Stage three of the renminbi’s internationalisation is becoming a reserve currency, which will come in time as a consequence of its openness as a trade and investment currency.

Says Dell: “Some central banks have already started accumulating renminbi reserves in the form of cash and bonds – including Russia, Saudi Arabia, Thailand and Venezuela.

"In 2012, the Bank of Japan announced its intention to add 65 billion RMB of Chinese government bonds to its holdings. Similarly, Central Bank of Nigeria announced it would convert up to 10% of its foreign currency reserve into renminbi.”

Nevertheless, the renminbi’s reserve status is a long-term prospect.

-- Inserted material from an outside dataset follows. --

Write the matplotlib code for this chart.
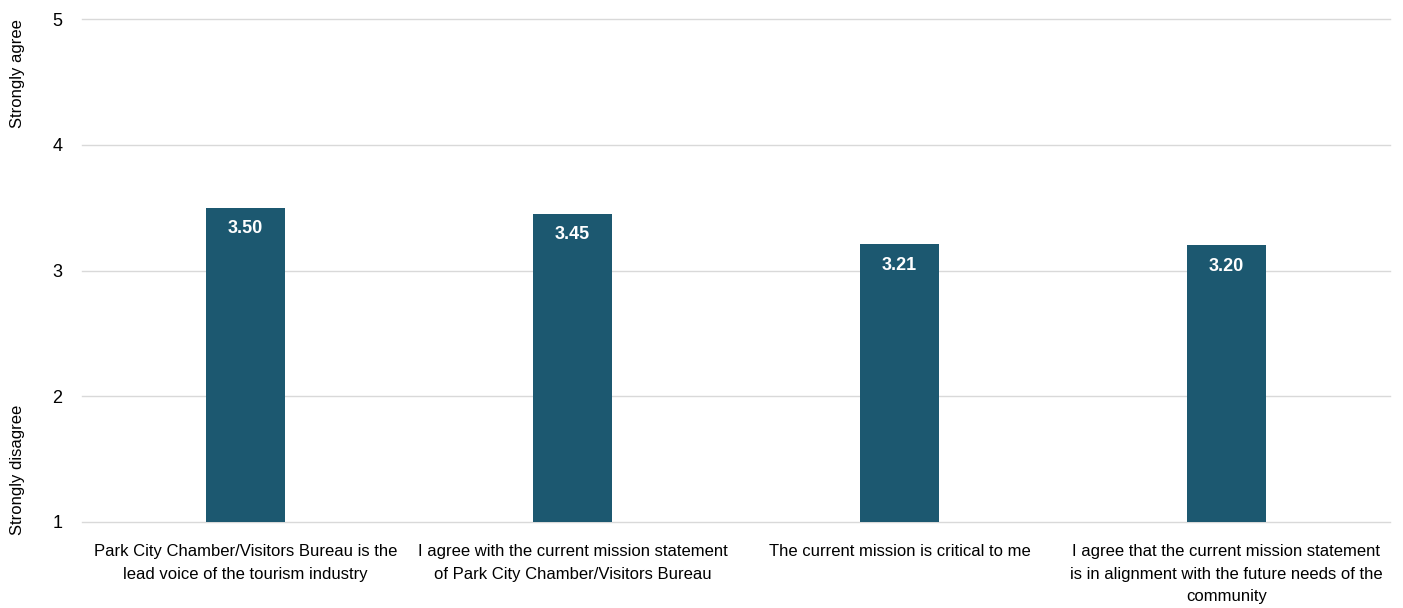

In the medium term, full convertibility is the next essential step towards becoming a truly global currency.

So what are the opportunities surrounding the renminbi?

Dell notes that with regards to the renminbi, there are three main areas that present huge opportunities for businesses – these include:

•    Eliminate FX costs and risks: This benefit accrues to the Chinese party, which could be a subsidiary of an international firm, and the benefit can be shared through negotiating better pricing or terms.

An HSBC survey found half of Chinese corporates were willing to offer discounts in return for using renminbi, with 41% of those surveyed willing to offer discounts of up to 3%, while 10% said they would offer even greater discounts.

•    Take advantage of the onshore and offshore markets: This can help companies lower their funding costs or do their FX transactions at the best rate possible, while also centralising their currency transactions in a regional treasury centre.

•    Build strong relationships with Chinese partners: By adopting the renminbi, you provide convenience for the Chinese counterparty – and by doing so early, you potentially create a competitive advantage which could be vital in winning market share.

“The opening up of China’s currency means – to some degree – the opening up of China’s economy. And in recent years, those businesses and economies that have raised their China exposure have outperformed.

"Adopting the renminbi can help increase your exposure in the years to come – and allow you to seize those opportunities on offer," says Dell.

* Andrew Dell is chief executive officer for HSBC Africa. Views expressed are his own.